The ability to mass produce fiberglass sailboats—increasingly user-friendly sailboats—in effect mass produced sailors. The industry didn’t stop with selling its boats and the widgets that make them work. It has for the past 20 years or so led to an effort to sell the pastime, sport and lifestyle of sailing. The best of these efforts have been successful at getting people on the water to try sailing.

Sailing has grown as a result, but at a slower pace than other recreations. This has caused angst in some quarters, but I think it should be accepted as the natural state of things. Because sailing, though more welcoming and accessible than before, is not for everyone. It’s easier than ever, but it still requires learning some skills. It doesn’t produce instant gratification. There is a good deal of nuance involved in appreciating it. And while it’s safer than most things we do, there’s still a whiff of risk in the unknown of the weather, the potential fury of the sea and the premium it puts on self-reliance.

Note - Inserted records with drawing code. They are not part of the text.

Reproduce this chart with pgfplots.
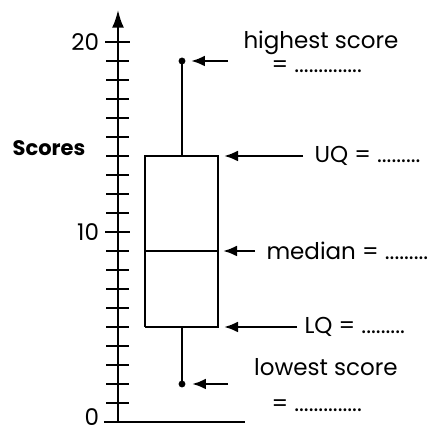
\documentclass[border=0pt]{standalone}
\usepackage{fontspec}
\setmainfont{Poppins}
\usepackage{pgfplots}
\pgfplotsset{compat=1.18}
\usetikzlibrary{arrows.meta}

\tikzset{ann/.style={line width=2.6pt, -{Latex[length=14pt,width=11pt]}}}

\begin{document}
\begin{tikzpicture}[font=\fontsize{23}{26}\selectfont]
\begin{axis}[
  scale only axis, width=321pt, height=412.3pt,
  xmin=0, xmax=321, ymin=0, ymax=21.7,
  axis y line=left, axis x line=none,
  y axis line style={line width=2.6pt, -{Latex[length=18pt,width=12pt]}},
  ytick={0,10,20}, minor y tick num=9,
  yticklabels={\raisebox{-4pt}[0pt][0pt]{0},10,20},
  tick align=center, major tick length=25pt, minor tick length=23pt,
  major tick style={line width=2.2pt, black},
  minor tick style={line width=1.6pt, black},
  yticklabel style={/pgf/number format/assume math mode=true,
    font=\fontsize{23}{26}\selectfont, xshift=-3pt},
  clip=false,
]
  % five-number summary: lowest 2, LQ 5, median 9, UQ 14, highest 19
  \addplot[line width=2.8pt, black, no marks] coordinates
    {(27,5) (100,5) (100,14) (27,14) (27,5)};
  \addplot[line width=2.8pt, black, no marks] coordinates {(27,9) (100,9)};
  \addplot[line width=2.8pt, black, no marks] coordinates {(64,14) (64,19)};
  \addplot[line width=2.8pt, black, no marks] coordinates {(64,2) (64,5)};
  \addplot[only marks, mark=*, mark size=3.2pt, black] coordinates {(64,2) (64,19)};

  \draw[line width=2.6pt] (axis cs:-14,0) -- (axis cs:127,0);
  \node[font=\fontsize{21}{24}\selectfont\bfseries] at (axis cs:-69,14.42) {Scores};

  % labels
  \draw[ann] (axis cs:110,19) -- (axis cs:73,19);
  \node at (axis cs:203,19.95) {highest score};
  \node[anchor=west] at (axis cs:150,18.7) {= ..............};
  \draw[ann] (axis cs:185,14) -- (axis cs:106,14);
  \node[anchor=west] at (axis cs:193,14) {UQ = .........};
  \draw[ann] (axis cs:137,9) -- (axis cs:105,9);
  \node[anchor=west] at (axis cs:145,9) {median = .........};
  \draw[ann] (axis cs:179,5) -- (axis cs:106,5);
  \node[anchor=west] at (axis cs:183,5) {LQ = .........};
  \draw[ann] (axis cs:110,2) -- (axis cs:74,2);
  \node at (axis cs:208,2.9) {lowest score};
  \node[anchor=west] at (axis cs:150,0.84) {= ..............};

  \coordinate (bl) at (axis cs:-118,-0.579);
  \coordinate (tr) at (axis cs:321,22.21);
\end{axis}
\pgfresetboundingbox
\path (bl) rectangle (tr);
\end{tikzpicture}
\end{document}
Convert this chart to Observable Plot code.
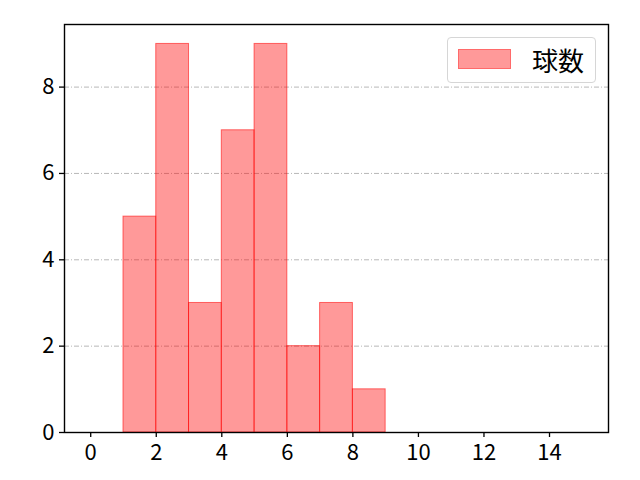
<!DOCTYPE html>
<html>
<head>
<meta charset="utf-8">
<script src="https://cdn.jsdelivr.net/npm/d3@7"></script>
<script src="https://cdn.jsdelivr.net/npm/@observablehq/plot@0.6"></script>
<style>
  html, body { margin: 0; padding: 0; background: #fff; }
  #wrap { position: relative; width: 640px; height: 480px; font-family: "Noto Sans CJK JP", "DejaVu Sans", sans-serif; }
  #legend { position: absolute; left: 447px; top: 37px; width: 149px; height: 46px; box-sizing: border-box;
            border: 1px solid #d6d6d6; border-radius: 4px; background: rgba(255,255,255,0.8); }
  #legend .sw { position: absolute; left: 10px; top: 11px; width: 53px; height: 20px; box-sizing: border-box;
                background: rgba(255,0,0,0.4); border: 1px solid rgba(255,0,0,0.3); }
  #legend .lb { position: absolute; left: 84px; top: 5px; font-size: 26px; line-height: 34px; color: #000; }
</style>
</head>
<body>
<div id="wrap"></div>
<script>
const seriesName = "球数";
const binEdges = [1, 2, 3, 4, 5, 6, 7, 8, 9];
const counts = [5, 9, 3, 7, 9, 2, 3, 1];
const xTicks = [0, 2, 4, 6, 8, 10, 12, 14];
const yTicks = [0, 2, 4, 6, 8];
const gridValues = [2, 4, 6, 8];

const bins = counts.map((c, i) => ({x1: binEdges[i], x2: binEdges[i + 1], count: c}));

const chart = Plot.plot({
  width: 640,
  height: 480,
  marginLeft: 64,
  marginRight: 32,
  marginTop: 24,
  marginBottom: 48,
  style: {fontFamily: '"Noto Sans CJK JP", "DejaVu Sans", sans-serif', fontSize: "22px", color: "#000", background: "#fff"},
  x: {domain: [-0.8, 15.8]},
  y: {domain: [0, 9.45]},
  marks: [
    Plot.ruleY(gridValues, {stroke: "#b0b0b0", strokeWidth: 0.9, strokeDasharray: "5,2,1,2"}),
    Plot.rectY(bins, {x1: "x1", x2: "x2", y: "count", fill: "#ff0000", fillOpacity: 0.4, stroke: "#ff0000", strokeOpacity: 0.55, strokeWidth: 1, insetLeft: 0, insetRight: 0}),
    Plot.frame({stroke: "#000", strokeWidth: 1.4}),
    Plot.axisX({ticks: xTicks, tickSize: 5, tickPadding: 7, tickFormat: d => String(d), label: null, fontSize: 22, stroke: "#000", strokeWidth: 1.3}),
    Plot.axisY({ticks: yTicks, tickSize: 5, tickPadding: 5, tickFormat: d => String(d), label: null, fontSize: 22, stroke: "#000", strokeWidth: 1.3})
  ]
});

const wrap = document.getElementById("wrap");
wrap.appendChild(chart);
const legend = document.createElement("div");
legend.id = "legend";
legend.innerHTML = '<div class="sw"></div><div class="lb"></div>';
legend.querySelector(".lb").textContent = seriesName;
wrap.appendChild(legend);
</script>
</body>
</html>
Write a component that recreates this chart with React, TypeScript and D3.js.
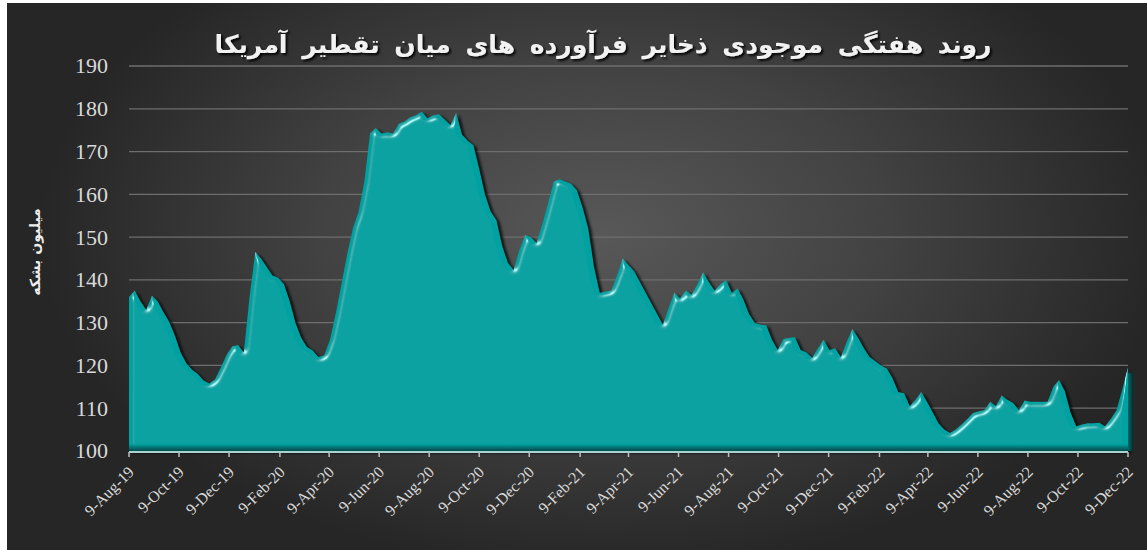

But what turns some off about sailing turns others on. What are qualms for some are the reasons many of us love sailing: We revel in the challenges. In the end, though, I think sailing’s enduring appeal derives mainly from its beauty—experiencing the glory of nature away from the visual and aural clutter of the shorebound world in one of man’s most aesthetically satisfying objects. That explains the motto on our cover—The Beauty of Sail—and this magazine’s reverence for the superlative sailing photograph.

That’s why SAILING, in terms of page size, is the biggest sailing magazine of them all. I know, I broke my promise with that claim. You’re allowed to do that when your magazine hits 40.